● Work to complete
Begin with the line containing "Generate a Python" and end with the line containing "yticks = list(range(0, 121, 10))". Give those lines again exactly, leaving out the images.

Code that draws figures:
■ ■ ■ ■ ■ ■ ■
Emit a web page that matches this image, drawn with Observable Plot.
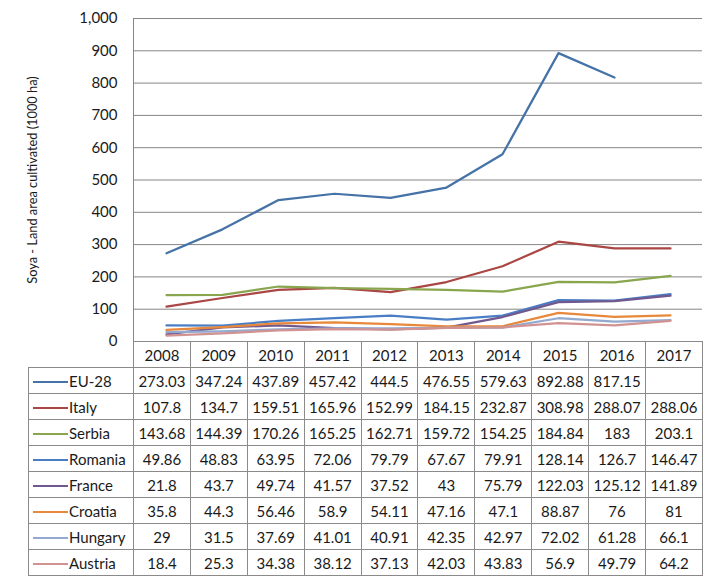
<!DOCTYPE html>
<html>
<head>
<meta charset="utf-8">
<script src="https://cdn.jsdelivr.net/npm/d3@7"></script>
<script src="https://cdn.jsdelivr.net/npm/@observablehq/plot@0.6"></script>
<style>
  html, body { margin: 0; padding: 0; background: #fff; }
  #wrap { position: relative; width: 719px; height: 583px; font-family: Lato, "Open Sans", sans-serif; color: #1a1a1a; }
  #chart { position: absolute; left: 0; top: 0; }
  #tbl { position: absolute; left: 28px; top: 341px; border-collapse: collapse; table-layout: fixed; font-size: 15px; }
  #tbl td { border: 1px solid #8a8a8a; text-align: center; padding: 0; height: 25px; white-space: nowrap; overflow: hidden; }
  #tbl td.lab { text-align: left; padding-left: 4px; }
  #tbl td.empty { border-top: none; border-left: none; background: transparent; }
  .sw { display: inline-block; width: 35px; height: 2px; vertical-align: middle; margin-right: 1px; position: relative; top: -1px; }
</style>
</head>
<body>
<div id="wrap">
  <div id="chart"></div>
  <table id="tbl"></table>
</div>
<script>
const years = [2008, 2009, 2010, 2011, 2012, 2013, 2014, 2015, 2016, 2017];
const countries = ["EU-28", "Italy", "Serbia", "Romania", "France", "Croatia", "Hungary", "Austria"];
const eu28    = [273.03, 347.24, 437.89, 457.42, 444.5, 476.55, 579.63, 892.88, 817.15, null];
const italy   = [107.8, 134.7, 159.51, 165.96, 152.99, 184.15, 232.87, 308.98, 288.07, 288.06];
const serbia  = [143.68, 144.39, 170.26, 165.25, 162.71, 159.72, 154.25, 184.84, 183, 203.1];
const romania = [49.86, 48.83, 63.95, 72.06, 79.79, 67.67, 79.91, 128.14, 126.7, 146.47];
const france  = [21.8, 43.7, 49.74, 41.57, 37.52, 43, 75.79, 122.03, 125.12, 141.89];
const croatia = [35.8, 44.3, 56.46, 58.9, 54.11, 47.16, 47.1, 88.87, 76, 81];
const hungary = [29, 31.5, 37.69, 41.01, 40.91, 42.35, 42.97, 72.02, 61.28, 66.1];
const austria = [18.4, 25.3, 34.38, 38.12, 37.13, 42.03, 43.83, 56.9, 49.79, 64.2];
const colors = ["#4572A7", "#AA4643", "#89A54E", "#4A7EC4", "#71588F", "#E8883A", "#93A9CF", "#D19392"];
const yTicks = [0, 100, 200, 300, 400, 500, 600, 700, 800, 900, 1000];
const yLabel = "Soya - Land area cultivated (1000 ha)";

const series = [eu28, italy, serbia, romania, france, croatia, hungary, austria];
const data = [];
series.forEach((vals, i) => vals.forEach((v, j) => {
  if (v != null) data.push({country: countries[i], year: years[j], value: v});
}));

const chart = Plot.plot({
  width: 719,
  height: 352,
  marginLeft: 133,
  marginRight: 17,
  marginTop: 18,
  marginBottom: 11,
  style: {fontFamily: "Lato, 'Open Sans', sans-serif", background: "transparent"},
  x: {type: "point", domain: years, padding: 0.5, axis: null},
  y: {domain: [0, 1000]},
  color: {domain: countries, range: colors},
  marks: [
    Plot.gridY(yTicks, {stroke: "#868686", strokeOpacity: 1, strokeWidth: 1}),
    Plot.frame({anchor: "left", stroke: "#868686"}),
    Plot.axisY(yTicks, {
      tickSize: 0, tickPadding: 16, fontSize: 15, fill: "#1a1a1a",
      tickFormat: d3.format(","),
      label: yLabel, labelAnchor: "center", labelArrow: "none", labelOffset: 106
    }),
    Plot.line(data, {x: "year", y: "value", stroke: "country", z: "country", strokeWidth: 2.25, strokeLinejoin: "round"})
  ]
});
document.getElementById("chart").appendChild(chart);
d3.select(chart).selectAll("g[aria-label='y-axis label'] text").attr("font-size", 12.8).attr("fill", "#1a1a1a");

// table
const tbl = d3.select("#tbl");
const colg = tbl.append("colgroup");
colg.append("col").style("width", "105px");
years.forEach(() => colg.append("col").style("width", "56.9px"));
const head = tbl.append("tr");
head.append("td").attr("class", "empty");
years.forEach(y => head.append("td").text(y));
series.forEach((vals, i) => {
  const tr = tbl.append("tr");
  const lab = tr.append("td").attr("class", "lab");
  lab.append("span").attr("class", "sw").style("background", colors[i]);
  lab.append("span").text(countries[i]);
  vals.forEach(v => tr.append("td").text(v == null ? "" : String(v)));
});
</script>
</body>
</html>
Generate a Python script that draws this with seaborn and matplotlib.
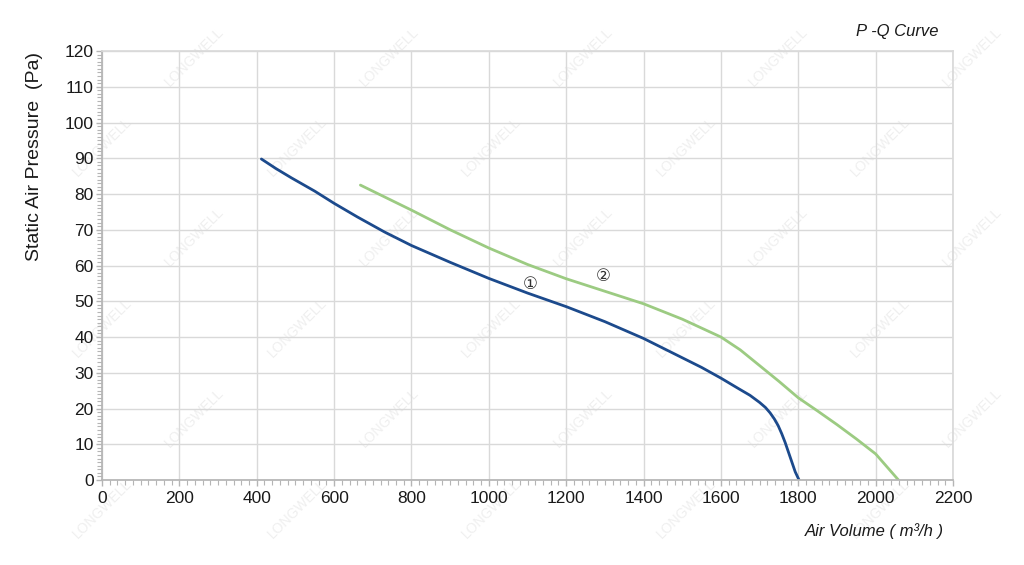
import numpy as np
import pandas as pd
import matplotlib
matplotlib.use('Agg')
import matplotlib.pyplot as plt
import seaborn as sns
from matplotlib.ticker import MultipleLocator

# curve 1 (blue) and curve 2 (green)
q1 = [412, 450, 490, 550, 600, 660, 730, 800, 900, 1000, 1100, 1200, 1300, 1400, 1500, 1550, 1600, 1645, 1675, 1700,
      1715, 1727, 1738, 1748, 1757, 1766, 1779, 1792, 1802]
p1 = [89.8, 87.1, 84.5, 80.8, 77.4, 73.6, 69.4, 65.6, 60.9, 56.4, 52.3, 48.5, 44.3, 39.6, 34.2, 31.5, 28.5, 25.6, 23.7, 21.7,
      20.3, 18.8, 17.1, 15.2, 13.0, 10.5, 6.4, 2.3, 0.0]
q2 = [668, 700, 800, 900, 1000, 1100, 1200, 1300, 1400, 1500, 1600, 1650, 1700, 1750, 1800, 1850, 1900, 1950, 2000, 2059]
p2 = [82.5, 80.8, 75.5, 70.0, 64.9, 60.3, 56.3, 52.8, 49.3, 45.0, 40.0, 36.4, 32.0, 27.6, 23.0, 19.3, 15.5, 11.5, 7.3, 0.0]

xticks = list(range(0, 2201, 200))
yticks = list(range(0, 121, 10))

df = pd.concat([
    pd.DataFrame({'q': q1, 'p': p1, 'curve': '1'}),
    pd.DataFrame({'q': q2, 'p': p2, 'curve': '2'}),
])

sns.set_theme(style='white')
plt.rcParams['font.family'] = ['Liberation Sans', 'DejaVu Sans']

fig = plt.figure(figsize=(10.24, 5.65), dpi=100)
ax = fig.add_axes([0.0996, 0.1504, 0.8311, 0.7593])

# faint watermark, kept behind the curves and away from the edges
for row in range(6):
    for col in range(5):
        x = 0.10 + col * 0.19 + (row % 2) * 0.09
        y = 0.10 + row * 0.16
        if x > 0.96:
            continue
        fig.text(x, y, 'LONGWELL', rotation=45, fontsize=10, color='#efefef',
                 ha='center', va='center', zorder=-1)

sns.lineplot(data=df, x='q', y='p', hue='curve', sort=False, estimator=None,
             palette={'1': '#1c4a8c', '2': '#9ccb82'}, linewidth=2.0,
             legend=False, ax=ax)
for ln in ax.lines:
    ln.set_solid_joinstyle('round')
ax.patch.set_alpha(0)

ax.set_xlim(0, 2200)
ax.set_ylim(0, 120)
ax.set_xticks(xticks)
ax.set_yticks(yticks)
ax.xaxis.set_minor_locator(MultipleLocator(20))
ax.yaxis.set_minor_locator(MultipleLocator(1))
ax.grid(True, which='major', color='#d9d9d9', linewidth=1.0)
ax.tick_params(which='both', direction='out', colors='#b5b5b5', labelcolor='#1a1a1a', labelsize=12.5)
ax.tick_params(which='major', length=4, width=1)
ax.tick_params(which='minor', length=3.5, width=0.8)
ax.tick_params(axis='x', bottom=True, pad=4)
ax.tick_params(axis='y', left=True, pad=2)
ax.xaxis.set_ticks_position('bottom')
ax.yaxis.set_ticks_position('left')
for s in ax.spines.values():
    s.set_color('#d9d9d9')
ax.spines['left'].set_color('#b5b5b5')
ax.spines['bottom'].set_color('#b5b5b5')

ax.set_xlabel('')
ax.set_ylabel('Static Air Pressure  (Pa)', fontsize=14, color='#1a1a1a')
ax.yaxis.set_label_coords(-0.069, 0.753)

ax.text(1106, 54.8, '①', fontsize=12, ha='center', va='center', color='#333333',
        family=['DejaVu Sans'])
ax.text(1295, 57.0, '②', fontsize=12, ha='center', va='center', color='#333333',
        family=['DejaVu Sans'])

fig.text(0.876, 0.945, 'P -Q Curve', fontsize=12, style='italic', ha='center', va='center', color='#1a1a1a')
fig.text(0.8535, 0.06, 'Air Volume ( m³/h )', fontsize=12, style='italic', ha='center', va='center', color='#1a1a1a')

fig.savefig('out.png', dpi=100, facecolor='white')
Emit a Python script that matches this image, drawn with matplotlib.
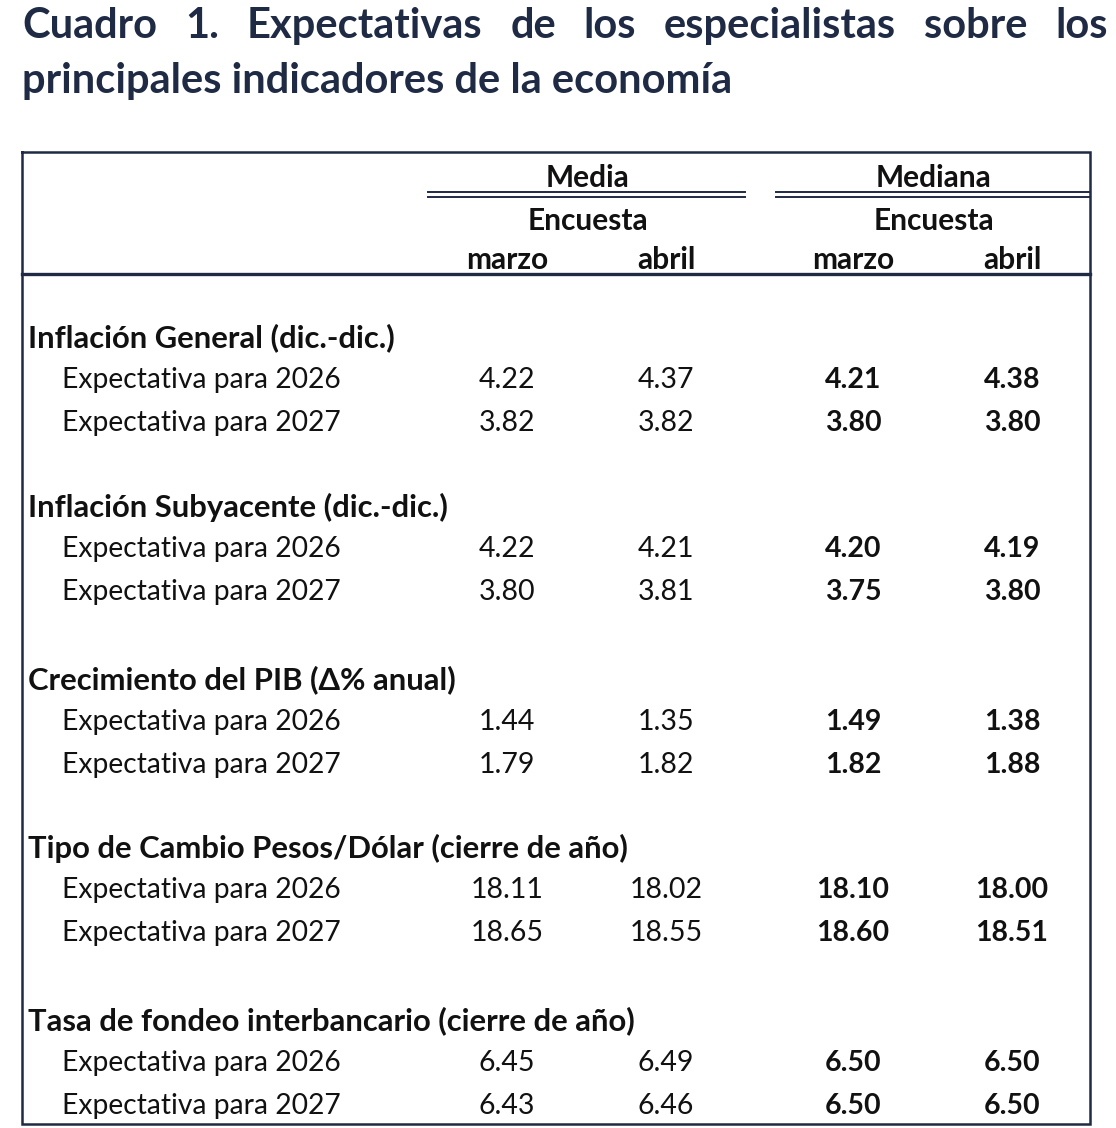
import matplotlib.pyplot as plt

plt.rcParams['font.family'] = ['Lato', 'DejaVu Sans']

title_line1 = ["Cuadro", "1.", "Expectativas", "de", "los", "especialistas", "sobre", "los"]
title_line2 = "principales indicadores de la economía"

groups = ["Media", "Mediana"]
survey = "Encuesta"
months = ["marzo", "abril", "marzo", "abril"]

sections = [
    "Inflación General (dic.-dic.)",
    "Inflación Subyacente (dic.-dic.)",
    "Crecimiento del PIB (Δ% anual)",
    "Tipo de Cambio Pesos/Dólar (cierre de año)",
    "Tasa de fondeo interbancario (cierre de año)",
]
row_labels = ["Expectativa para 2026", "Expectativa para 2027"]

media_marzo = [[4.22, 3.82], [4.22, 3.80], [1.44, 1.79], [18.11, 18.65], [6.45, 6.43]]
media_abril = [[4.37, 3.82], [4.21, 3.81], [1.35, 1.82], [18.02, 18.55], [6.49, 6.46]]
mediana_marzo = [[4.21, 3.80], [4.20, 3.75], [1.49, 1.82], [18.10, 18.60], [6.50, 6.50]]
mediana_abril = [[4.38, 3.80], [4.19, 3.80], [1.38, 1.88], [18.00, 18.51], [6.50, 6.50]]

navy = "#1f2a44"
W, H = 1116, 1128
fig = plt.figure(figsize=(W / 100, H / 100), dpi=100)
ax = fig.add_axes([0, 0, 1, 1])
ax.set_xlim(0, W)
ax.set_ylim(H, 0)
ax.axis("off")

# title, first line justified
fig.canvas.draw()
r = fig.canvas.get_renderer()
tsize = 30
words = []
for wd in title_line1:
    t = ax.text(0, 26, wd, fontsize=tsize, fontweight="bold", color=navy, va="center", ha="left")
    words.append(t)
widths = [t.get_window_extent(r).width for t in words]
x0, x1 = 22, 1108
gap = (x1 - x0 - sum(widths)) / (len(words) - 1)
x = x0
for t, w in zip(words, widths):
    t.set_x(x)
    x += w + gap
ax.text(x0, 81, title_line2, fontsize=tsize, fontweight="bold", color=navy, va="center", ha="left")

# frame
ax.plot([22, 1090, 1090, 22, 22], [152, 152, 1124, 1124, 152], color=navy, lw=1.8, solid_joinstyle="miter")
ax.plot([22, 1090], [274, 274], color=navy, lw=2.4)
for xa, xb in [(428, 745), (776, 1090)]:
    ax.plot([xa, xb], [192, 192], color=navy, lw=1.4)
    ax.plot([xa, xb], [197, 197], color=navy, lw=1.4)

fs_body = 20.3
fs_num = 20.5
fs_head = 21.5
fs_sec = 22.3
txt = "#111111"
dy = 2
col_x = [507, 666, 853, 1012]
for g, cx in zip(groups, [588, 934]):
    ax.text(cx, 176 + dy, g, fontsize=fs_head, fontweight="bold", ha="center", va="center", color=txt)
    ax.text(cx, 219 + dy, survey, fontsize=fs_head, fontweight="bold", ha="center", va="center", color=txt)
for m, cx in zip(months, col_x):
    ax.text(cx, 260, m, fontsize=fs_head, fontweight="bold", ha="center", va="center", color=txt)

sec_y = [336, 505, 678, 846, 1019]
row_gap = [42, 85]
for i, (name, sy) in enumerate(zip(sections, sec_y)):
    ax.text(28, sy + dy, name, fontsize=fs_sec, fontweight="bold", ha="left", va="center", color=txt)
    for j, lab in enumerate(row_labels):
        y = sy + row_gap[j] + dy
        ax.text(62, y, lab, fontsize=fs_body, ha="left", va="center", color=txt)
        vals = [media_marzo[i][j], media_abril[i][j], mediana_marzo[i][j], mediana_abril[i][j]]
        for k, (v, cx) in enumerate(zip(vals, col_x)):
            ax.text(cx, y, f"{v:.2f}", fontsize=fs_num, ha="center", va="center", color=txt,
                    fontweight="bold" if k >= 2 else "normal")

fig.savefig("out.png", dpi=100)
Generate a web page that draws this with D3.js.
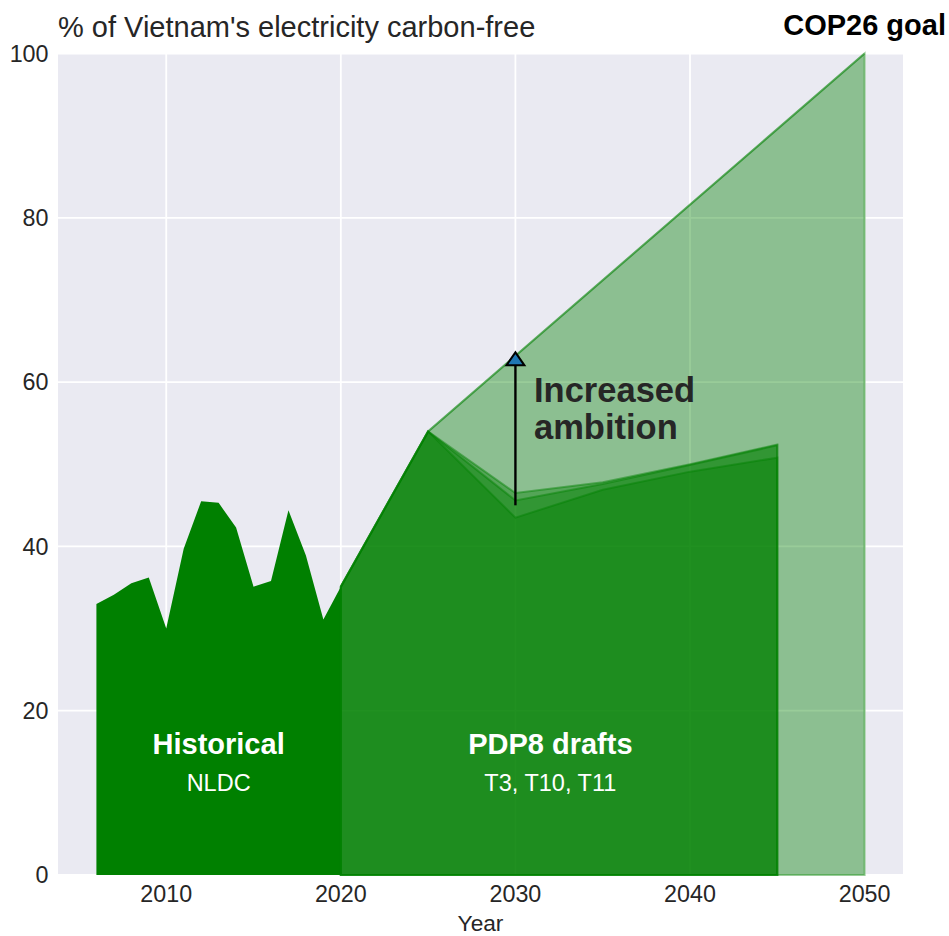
■ ■ ■ ■ ■ ■ ■
● Problem solution
Generate a Python script that draws this with seaborn and matplotlib.
import numpy as np
import pandas as pd
import matplotlib
matplotlib.use('Agg')
import matplotlib.pyplot as plt
import seaborn as sns
from matplotlib.ticker import MultipleLocator

# curve 1 (blue) and curve 2 (green)
q1 = [412, 450, 490, 550, 600, 660, 730, 800, 900, 1000, 1100, 1200, 1300, 1400, 1500, 1550, 1600, 1645, 1675, 1700,
      1715, 1727, 1738, 1748, 1757, 1766, 1779, 1792, 1802]
p1 = [89.8, 87.1, 84.5, 80.8, 77.4, 73.6, 69.4, 65.6, 60.9, 56.4, 52.3, 48.5, 44.3, 39.6, 34.2, 31.5, 28.5, 25.6, 23.7, 21.7,
      20.3, 18.8, 17.1, 15.2, 13.0, 10.5, 6.4, 2.3, 0.0]
q2 = [668, 700, 800, 900, 1000, 1100, 1200, 1300, 1400, 1500, 1600, 1650, 1700, 1750, 1800, 1850, 1900, 1950, 2000, 2059]
p2 = [82.5, 80.8, 75.5, 70.0, 64.9, 60.3, 56.3, 52.8, 49.3, 45.0, 40.0, 36.4, 32.0, 27.6, 23.0, 19.3, 15.5, 11.5, 7.3, 0.0]

xticks = list(range(0, 2201, 200))
yticks = list(range(0, 121, 10))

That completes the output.